As part of an abiding interest in the technical aspects of the craft, Leach developed a range of glazes and a porcelain body that was plastic to use and translucent when fired, which were marketed commercially.

In 1966 he held his first important solo exhibition in London at what is now Contemporary Ceramics in Soho. Other important exhibitions were held there and at the British Craft Centre and at Galerie Besson in London, as well as on the Continent and in the US. A major travelling retrospective exhibition in 2003, together with a book on his life and work, detailed the richness and sensitivity of his achievements.

While never claiming the intellectual command of his father, David Leach was a fine potter and a warm and helpful friend to potters and students, generously offering help, advice and encouragement. With a quiet sense of humour, a witty turn of phrase and a self- deprecating sense of his own achievement, he was a likeable companion and an erudite lecturer.

As a highly respected figure within the studio pottery world, Leach was a champion of the burgeoning Craftsmen Potters Association (now Craft Potters Association), serving for a time as its chairman.
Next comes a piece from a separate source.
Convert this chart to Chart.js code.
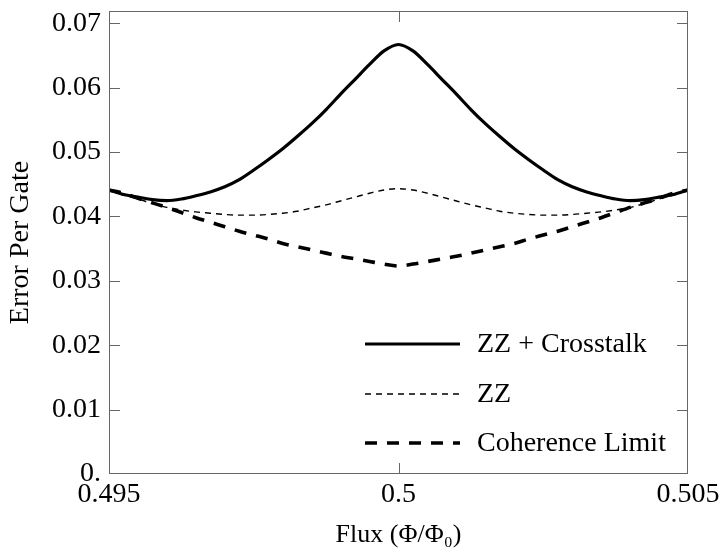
<!DOCTYPE html>
<html>
<head>
<meta charset="utf-8">
<script src="https://cdn.jsdelivr.net/npm/chart.js@4/dist/chart.umd.min.js"></script>
<style>
  html, body { margin: 0; padding: 0; background: #fff; }
  #wrap { width: 721px; height: 559px; }
</style>
</head>
<body>
<div id="wrap"><canvas id="c" width="721" height="559"></canvas></div>
<script>
'use strict';

const flux = [
  0.495, 0.49525, 0.4955, 0.49575, 0.496, 0.49625, 0.4965, 0.49675, 0.497, 0.49725,
  0.4975, 0.49775, 0.498, 0.49825, 0.4985, 0.49875, 0.499, 0.49925, 0.4995, 0.49975,
  0.5,
  0.50025, 0.5005, 0.50075, 0.501, 0.50125, 0.5015, 0.50175, 0.502, 0.50225, 0.5025,
  0.50275, 0.503, 0.50325, 0.5035, 0.50375, 0.504, 0.50425, 0.5045, 0.50475, 0.505
];

const zzCrosstalk = [
  0.0441, 0.0434, 0.0430, 0.0426, 0.04245, 0.0427, 0.0432, 0.0438, 0.0446, 0.0457,
  0.0472, 0.0488, 0.0505, 0.0524, 0.0544, 0.0566, 0.0590, 0.0613, 0.0636, 0.0657,
  0.0667,
  0.0657, 0.0636, 0.0613, 0.0590, 0.0566, 0.0544, 0.0524, 0.0505, 0.0488, 0.0472,
  0.0457, 0.0446, 0.0438, 0.0432, 0.0427, 0.04245, 0.0426, 0.0430, 0.0434, 0.0441
];

const zz = [
  0.0441, 0.0433, 0.0427, 0.0420, 0.0414, 0.0410, 0.0407, 0.0405, 0.0403, 0.0402,
  0.0402, 0.0403, 0.0405, 0.0408, 0.0413, 0.0418, 0.0424, 0.0430, 0.0436, 0.0441,
  0.0443,
  0.0441, 0.0436, 0.0430, 0.0424, 0.0418, 0.0413, 0.0408, 0.0405, 0.0403, 0.0402,
  0.0402, 0.0403, 0.0405, 0.0407, 0.0410, 0.0414, 0.0420, 0.0427, 0.0433, 0.0441
];

const coherence = [
  0.0441, 0.0436, 0.0428, 0.0421, 0.0414, 0.0406, 0.0398, 0.0391, 0.0384, 0.0377,
  0.0371, 0.0365, 0.0358, 0.0353, 0.0348, 0.0343, 0.0338, 0.0334, 0.0330, 0.0326,
  0.0323,
  0.0326, 0.0330, 0.0334, 0.0338, 0.0343, 0.0348, 0.0353, 0.0358, 0.0365, 0.0371,
  0.0377, 0.0384, 0.0391, 0.0398, 0.0406, 0.0414, 0.0421, 0.0428, 0.0436, 0.0441
];

const xTicks = [0.495, 0.5, 0.505];
const yTicks = [0, 0.01, 0.02, 0.03, 0.04, 0.05, 0.06, 0.07];

const FONT = '"Liberation Serif", "Times New Roman", "DejaVu Serif", serif';
const FRAME = '#666';

const pts = ys => flux.map((x, i) => ({ x, y: ys[i] }));

// inward tick marks + frame, drawn on the library's scales
const frameTicks = {
  id: 'frameTicks',
  afterDatasetsDraw(chart) {
    const { ctx, chartArea: a, scales } = chart;
    const len = 11;
    ctx.save();
    ctx.strokeStyle = FRAME;
    ctx.lineWidth = 1;
    ctx.strokeRect(a.left + 0.5, a.top + 0.5, a.right - a.left - 1, a.bottom - a.top - 1);
    ctx.beginPath();
    yTicks.forEach(v => {
      if (v <= scales.y.min) return;
      const y = Math.round(scales.y.getPixelForValue(v)) + 0.5;
      ctx.moveTo(a.left, y); ctx.lineTo(a.left + len, y);
      ctx.moveTo(a.right, y); ctx.lineTo(a.right - len, y);
    });
    xTicks.forEach(v => {
      if (v <= scales.x.min || v >= scales.x.max) return;
      const x = Math.round(scales.x.getPixelForValue(v)) + 0.5;
      ctx.moveTo(x, a.bottom); ctx.lineTo(x, a.bottom - len);
      ctx.moveTo(x, a.top); ctx.lineTo(x, a.top + len);
    });
    ctx.stroke();
    ctx.restore();
  }
};

// legend inside the plot, bottom right
const insideLegend = {
  id: 'insideLegend',
  afterDraw(chart) {
    const { ctx } = chart;
    const x0 = 365, x1 = 460, tx = 477;
    const rows = [344, 394, 443];
    ctx.save();
    ctx.font = '28px ' + FONT;
    ctx.textBaseline = 'middle';
    ctx.fillStyle = '#000';
    chart.data.datasets.forEach((ds, i) => {
      const y = rows[i];
      ctx.beginPath();
      ctx.strokeStyle = ds.borderColor;
      ctx.lineWidth = ds.borderWidth;
      ctx.setLineDash(ds.borderDash || []);
      ctx.moveTo(x0, y); ctx.lineTo(x1, y);
      ctx.stroke();
      ctx.setLineDash([]);
      ctx.fillText(ds.label, tx, y + 1);
    });
    ctx.restore();
  }
};

const noPad = s => { s.paddingTop = 0; s.paddingBottom = 0; s.paddingLeft = 0; s.paddingRight = 0; };

new Chart(document.getElementById('c'), {
  type: 'line',
  data: {
    datasets: [
      { label: 'ZZ + Crosstalk', data: pts(zzCrosstalk), borderColor: '#000', borderWidth: 3.2 },
      { label: 'ZZ', data: pts(zz), borderColor: '#000', borderWidth: 1.4, borderDash: [6, 5] },
      { label: 'Coherence Limit', data: pts(coherence), borderColor: '#000', borderWidth: 3.6, borderDash: [12, 10] }
    ]
  },
  options: {
    responsive: false,
    animation: false,
    layout: { padding: { top: 11, right: 33, left: 0, bottom: 0 } },
    elements: { point: { radius: 0 }, line: { cubicInterpolationMode: 'monotone', fill: false } },
    plugins: { legend: { display: false }, tooltip: { enabled: false } },
    scales: {
      x: {
        type: 'linear', min: 0.495, max: 0.505,
        afterBuildTicks: s => { s.ticks = xTicks.map(value => ({ value })); },
        afterFit: s => { s.height = 85; noPad(s); },
        grid: { display: false, drawTicks: false, tickLength: 0 },
        border: { display: false },
        ticks: { color: '#000', font: { family: FONT, size: 28 }, padding: 4, maxRotation: 0,
          callback: v => String(v) },
        title: { display: true, text: 'Flux (Φ/Φ₀)', color: '#000', font: { family: FONT, size: 26 }, padding: { top: 6, bottom: 8 } }
      },
      y: {
        min: 0, max: 0.0719,
        afterBuildTicks: s => { s.ticks = yTicks.map(value => ({ value })); },
        afterFit: s => { s.width = 109; noPad(s); },
        grid: { display: false, drawTicks: false, tickLength: 0 },
        border: { display: false },
        ticks: { color: '#000', font: { family: FONT, size: 28 }, padding: 8,
          callback: v => v === 0 ? '0.' : v.toFixed(2) },
        title: { display: true, text: 'Error Per Gate', color: '#000', font: { family: FONT, size: 28 }, padding: { top: 4, bottom: 4 } }
      }
    }
  },
  plugins: [frameTicks, insideLegend]
});
</script>
</body>
</html>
He was a knowledgeable advocate and helped establish the studio pottery course at Harrow School of Art in the mid-Sixties, and later the Dartington Pottery Training Workshop, both based on the atelier system of teaching. Students were taken at his pottery, and these at different times included his three sons, Johnny, Jeremy and Simon. In 1987 he was appointed OBE.

At their best David Leach's pots are fresh, clear and bold, the decoration, whether brushed or incised, articulate and animate the form. Some of his finest pieces were porcelain tea sets with delicate fluted decoration and a pale blue celadon glaze, which combine elegance and finesse with a sound understanding of his chosen material.